Huddled by the door of the discount department store was a Salvation Army Santa, getting an extra early start on the charity scene. He said it had been a steady stream of customers with most coming out with arms loaded.

He declined to volunteer on how many had stopped at his distinctive red check out counter.

Foreclosures, banking industry bailouts, massive AK Steel layoffs and the auto industry claiming ruin failed to keep local bargain hunters away from the traditional Black Friday shopping extravaganza where consumers are convinced the best and brightest sales are there for the earliest of buying birds.

However, this year many surveyed agreed cutbacks in the shopping budget were going to happen.

Probably by 30 percent was the figure Cremeans expected she’d be cutting back on this holiday season.

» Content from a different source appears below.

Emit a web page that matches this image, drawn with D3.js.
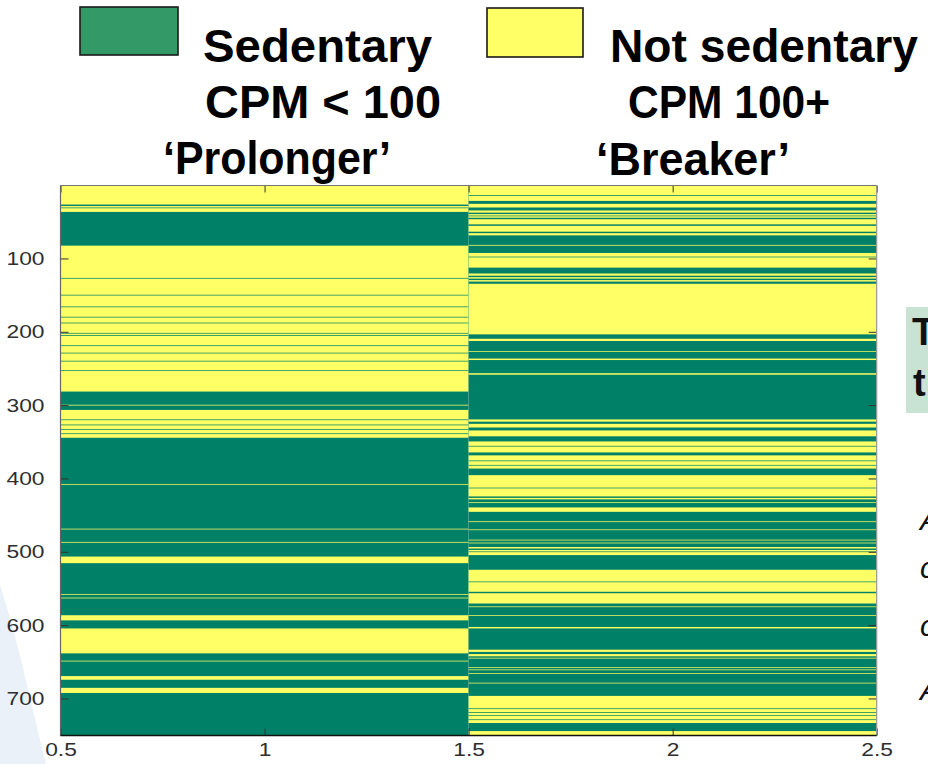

“It was crazy,” Misty Morrow of South Point said after she came out of the store, where she saw buyers grabbing relentlessly to get good buys on DVDs. “People were getting hurt.”

“Your Barbie Dream Car is going to fall off,” a friend called out to Letitia Fox who was pushing a cart so full it was past overflowing.

“This is about half,” Fox said about what she plans to get this year. The South Point mother has to do double duty this month with her son celebrating his 4th birthday on Dec. 9 plus Christmas for her 2-year-old daughter as well.

“There were some deals,” she said.

Down the road at the Chesapeake K-Mart that opened up at 6 a.m. the store manager who declined to give his name reported an equal amount of buying activity.

“I’m so busy that I can’t talk to you.”